The Apache Software Foundation announced Tika v.1, an embeddable toolkit for content detection and analysis five years in the making.
What is Tika? The announcement describes it as a one-stop shop for identifying, retrieving and parsing text and metadata from more than 1,200 file formats, such as HTML, PDF, images, OpenOffice, Microsoft Office, email and more:
Users and software applications use Apache Tika to explore the information landscape through flexible interfaces in Java, from the command line, REST-ful Web services, and also by consuming its functionality from a multitude of programming languages directly, including Python, .NET and C++. Tika defines a standard application programming interface (API) and makes use of existing libraries such Apache POI and PDFBox to detect and extract metadata and structured text content from various documents using existing parser libraries."
Tika Takes Off
Tika, which became an ASF Top-level Project in April of last year, has been tested in repositories with more than 500 million documents. Dan Crichton, Program Manager and Principal Computer Scientist, NASA Jet Propulsion Laboratory, says that NASA leverages Tika on several Earth science data system projects to help process hundreds of terabytes of scientific data in a variety of formats. Arjé Cahn, CTO of Hippo, explains that Hippo is exploring ways to enhance access to metadata in the Hippo CMS's navigation feature with Tika.

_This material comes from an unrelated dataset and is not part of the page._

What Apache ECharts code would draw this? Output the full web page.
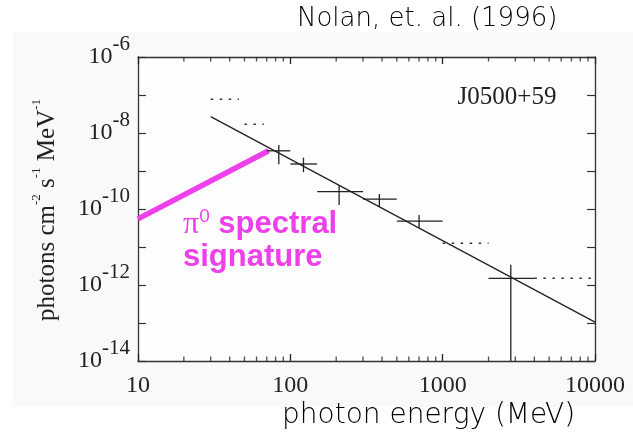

Tika is released under the Apache License v2.0, and the source code and documentation are available from the Apache website.
Tika in Action
This week, ApacheCon attendees can see Apache Tika v1.0 at the Content Technologies track on November 10. Chris Mattmann, a senior computer scientist at the NASA Jet Propulsion Laboratory, will lead the talk.
Mattmann, who co-wrote Tika in Action with Jukka L. Zitting, will no doubt be plugging his new book, too. The Manning Publications title is set to drop some time this month.